- Given instruction:
Produce an exact transcription of the listing below, omitting the pictures.

──────── Data extract

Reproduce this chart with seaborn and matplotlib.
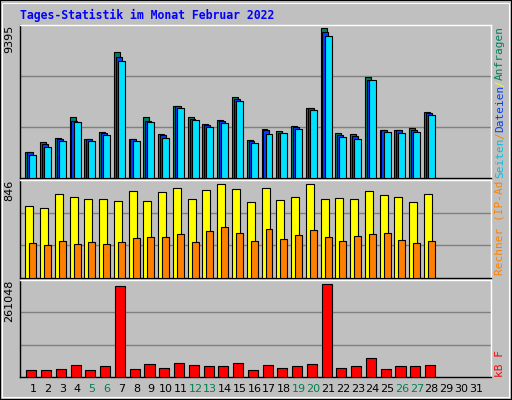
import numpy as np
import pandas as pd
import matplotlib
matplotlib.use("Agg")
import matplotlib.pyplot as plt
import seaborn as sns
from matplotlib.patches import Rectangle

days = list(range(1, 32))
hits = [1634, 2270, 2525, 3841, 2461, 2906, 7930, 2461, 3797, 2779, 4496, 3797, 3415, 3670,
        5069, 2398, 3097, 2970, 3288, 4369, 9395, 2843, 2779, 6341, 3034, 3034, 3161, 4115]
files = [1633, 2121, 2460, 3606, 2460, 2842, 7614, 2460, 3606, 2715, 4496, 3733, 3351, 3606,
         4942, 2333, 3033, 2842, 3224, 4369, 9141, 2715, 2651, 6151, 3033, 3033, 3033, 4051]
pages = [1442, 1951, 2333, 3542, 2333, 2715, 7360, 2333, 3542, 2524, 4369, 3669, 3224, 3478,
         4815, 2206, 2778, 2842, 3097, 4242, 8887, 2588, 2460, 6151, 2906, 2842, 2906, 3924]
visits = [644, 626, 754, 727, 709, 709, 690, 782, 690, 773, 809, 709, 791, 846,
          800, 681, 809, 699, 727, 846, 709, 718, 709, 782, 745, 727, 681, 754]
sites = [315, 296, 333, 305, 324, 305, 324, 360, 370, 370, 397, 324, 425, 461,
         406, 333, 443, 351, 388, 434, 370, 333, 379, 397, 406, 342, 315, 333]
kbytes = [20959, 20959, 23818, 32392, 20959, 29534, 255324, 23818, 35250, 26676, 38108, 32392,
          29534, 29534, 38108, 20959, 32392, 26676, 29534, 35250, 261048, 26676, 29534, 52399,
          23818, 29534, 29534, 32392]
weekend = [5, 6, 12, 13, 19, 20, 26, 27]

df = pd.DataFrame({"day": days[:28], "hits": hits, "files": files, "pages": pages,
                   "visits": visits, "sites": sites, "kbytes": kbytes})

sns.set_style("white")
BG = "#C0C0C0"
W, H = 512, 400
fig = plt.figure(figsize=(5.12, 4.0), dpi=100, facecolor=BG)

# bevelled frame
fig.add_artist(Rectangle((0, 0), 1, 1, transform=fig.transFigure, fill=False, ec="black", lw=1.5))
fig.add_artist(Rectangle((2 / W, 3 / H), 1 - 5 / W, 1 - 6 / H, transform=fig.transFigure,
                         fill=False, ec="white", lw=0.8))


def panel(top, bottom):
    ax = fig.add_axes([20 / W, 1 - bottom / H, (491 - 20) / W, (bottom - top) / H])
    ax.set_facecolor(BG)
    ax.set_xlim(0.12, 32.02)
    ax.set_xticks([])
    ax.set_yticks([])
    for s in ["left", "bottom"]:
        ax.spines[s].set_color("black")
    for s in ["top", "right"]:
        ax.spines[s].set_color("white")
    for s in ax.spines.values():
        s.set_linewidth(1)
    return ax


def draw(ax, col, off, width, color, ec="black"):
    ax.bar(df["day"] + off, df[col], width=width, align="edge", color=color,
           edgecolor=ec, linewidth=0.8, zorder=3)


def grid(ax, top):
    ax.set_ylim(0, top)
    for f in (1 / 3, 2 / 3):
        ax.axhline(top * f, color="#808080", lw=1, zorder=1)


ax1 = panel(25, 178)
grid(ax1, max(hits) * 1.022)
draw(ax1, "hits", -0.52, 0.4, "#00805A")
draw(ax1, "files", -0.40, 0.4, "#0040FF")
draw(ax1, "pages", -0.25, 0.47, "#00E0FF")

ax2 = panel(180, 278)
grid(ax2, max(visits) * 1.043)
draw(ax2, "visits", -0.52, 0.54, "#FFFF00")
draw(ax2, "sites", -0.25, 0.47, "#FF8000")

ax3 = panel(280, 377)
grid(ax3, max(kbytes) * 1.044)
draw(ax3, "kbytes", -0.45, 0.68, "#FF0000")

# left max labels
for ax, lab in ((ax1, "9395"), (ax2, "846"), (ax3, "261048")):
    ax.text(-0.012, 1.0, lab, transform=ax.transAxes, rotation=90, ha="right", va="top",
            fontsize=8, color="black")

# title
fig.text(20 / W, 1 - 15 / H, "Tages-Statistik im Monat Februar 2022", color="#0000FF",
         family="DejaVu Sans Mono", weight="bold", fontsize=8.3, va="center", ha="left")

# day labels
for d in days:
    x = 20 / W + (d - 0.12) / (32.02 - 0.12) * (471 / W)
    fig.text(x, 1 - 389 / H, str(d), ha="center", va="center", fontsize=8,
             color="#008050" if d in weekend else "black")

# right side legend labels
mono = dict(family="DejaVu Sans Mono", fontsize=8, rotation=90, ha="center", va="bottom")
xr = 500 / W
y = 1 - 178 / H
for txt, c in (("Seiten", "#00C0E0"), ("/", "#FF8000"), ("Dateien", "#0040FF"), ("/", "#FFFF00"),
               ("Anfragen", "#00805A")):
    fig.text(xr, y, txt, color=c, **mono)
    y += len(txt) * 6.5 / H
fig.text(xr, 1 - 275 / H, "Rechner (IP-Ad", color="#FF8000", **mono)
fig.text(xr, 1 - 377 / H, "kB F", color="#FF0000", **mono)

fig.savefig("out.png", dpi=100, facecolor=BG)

────────────────

- Answer to this exercise:
Reproduce this chart with seaborn and matplotlib.
import numpy as np
import pandas as pd
import matplotlib
matplotlib.use("Agg")
import matplotlib.pyplot as plt
import seaborn as sns
from matplotlib.patches import Rectangle

days = list(range(1, 32))
hits = [1634, 2270, 2525, 3841, 2461, 2906, 7930, 2461, 3797, 2779, 4496, 3797, 3415, 3670,
        5069, 2398, 3097, 2970, 3288, 4369, 9395, 2843, 2779, 6341, 3034, 3034, 3161, 4115]
files = [1633, 2121, 2460, 3606, 2460, 2842, 7614, 2460, 3606, 2715, 4496, 3733, 3351, 3606,
         4942, 2333, 3033, 2842, 3224, 4369, 9141, 2715, 2651, 6151, 3033, 3033, 3033, 4051]
pages = [1442, 1951, 2333, 3542, 2333, 2715, 7360, 2333, 3542, 2524, 4369, 3669, 3224, 3478,
         4815, 2206, 2778, 2842, 3097, 4242, 8887, 2588, 2460, 6151, 2906, 2842, 2906, 3924]
visits = [644, 626, 754, 727, 709, 709, 690, 782, 690, 773, 809, 709, 791, 846,
          800, 681, 809, 699, 727, 846, 709, 718, 709, 782, 745, 727, 681, 754]
sites = [315, 296, 333, 305, 324, 305, 324, 360, 370, 370, 397, 324, 425, 461,
         406, 333, 443, 351, 388, 434, 370, 333, 379, 397, 406, 342, 315, 333]
kbytes = [20959, 20959, 23818, 32392, 20959, 29534, 255324, 23818, 35250, 26676, 38108, 32392,
          29534, 29534, 38108, 20959, 32392, 26676, 29534, 35250, 261048, 26676, 29534, 52399,
          23818, 29534, 29534, 32392]
weekend = [5, 6, 12, 13, 19, 20, 26, 27]

df = pd.DataFrame({"day": days[:28], "hits": hits, "files": files, "pages": pages,
                   "visits": visits, "sites": sites, "kbytes": kbytes})

sns.set_style("white")
BG = "#C0C0C0"
W, H = 512, 400
fig = plt.figure(figsize=(5.12, 4.0), dpi=100, facecolor=BG)

# bevelled frame
fig.add_artist(Rectangle((0, 0), 1, 1, transform=fig.transFigure, fill=False, ec="black", lw=1.5))
fig.add_artist(Rectangle((2 / W, 3 / H), 1 - 5 / W, 1 - 6 / H, transform=fig.transFigure,
                         fill=False, ec="white", lw=0.8))


def panel(top, bottom):
    ax = fig.add_axes([20 / W, 1 - bottom / H, (491 - 20) / W, (bottom - top) / H])
    ax.set_facecolor(BG)
    ax.set_xlim(0.12, 32.02)
    ax.set_xticks([])
    ax.set_yticks([])
    for s in ["left", "bottom"]:
        ax.spines[s].set_color("black")
    for s in ["top", "right"]:
        ax.spines[s].set_color("white")
    for s in ax.spines.values():
        s.set_linewidth(1)
    return ax


def draw(ax, col, off, width, color, ec="black"):
    ax.bar(df["day"] + off, df[col], width=width, align="edge", color=color,
           edgecolor=ec, linewidth=0.8, zorder=3)


def grid(ax, top):
    ax.set_ylim(0, top)
    for f in (1 / 3, 2 / 3):
        ax.axhline(top * f, color="#808080", lw=1, zorder=1)


ax1 = panel(25, 178)
grid(ax1, max(hits) * 1.022)
draw(ax1, "hits", -0.52, 0.4, "#00805A")
draw(ax1, "files", -0.40, 0.4, "#0040FF")
draw(ax1, "pages", -0.25, 0.47, "#00E0FF")

ax2 = panel(180, 278)
grid(ax2, max(visits) * 1.043)
draw(ax2, "visits", -0.52, 0.54, "#FFFF00")
draw(ax2, "sites", -0.25, 0.47, "#FF8000")

ax3 = panel(280, 377)
grid(ax3, max(kbytes) * 1.044)
draw(ax3, "kbytes", -0.45, 0.68, "#FF0000")

# left max labels
for ax, lab in ((ax1, "9395"), (ax2, "846"), (ax3, "261048")):
    ax.text(-0.012, 1.0, lab, transform=ax.transAxes, rotation=90, ha="right", va="top",
            fontsize=8, color="black")

# title
fig.text(20 / W, 1 - 15 / H, "Tages-Statistik im Monat Februar 2022", color="#0000FF",
         family="DejaVu Sans Mono", weight="bold", fontsize=8.3, va="center", ha="left")

# day labels
for d in days:
    x = 20 / W + (d - 0.12) / (32.02 - 0.12) * (471 / W)
    fig.text(x, 1 - 389 / H, str(d), ha="center", va="center", fontsize=8,
             color="#008050" if d in weekend else "black")

# right side legend labels
mono = dict(family="DejaVu Sans Mono", fontsize=8, rotation=90, ha="center", va="bottom")
xr = 500 / W
y = 1 - 178 / H
for txt, c in (("Seiten", "#00C0E0"), ("/", "#FF8000"), ("Dateien", "#0040FF"), ("/", "#FFFF00"),
               ("Anfragen", "#00805A")):
    fig.text(xr, y, txt, color=c, **mono)
    y += len(txt) * 6.5 / H
fig.text(xr, 1 - 275 / H, "Rechner (IP-Ad", color="#FF8000", **mono)
fig.text(xr, 1 - 377 / H, "kB F", color="#FF0000", **mono)

fig.savefig("out.png", dpi=100, facecolor=BG)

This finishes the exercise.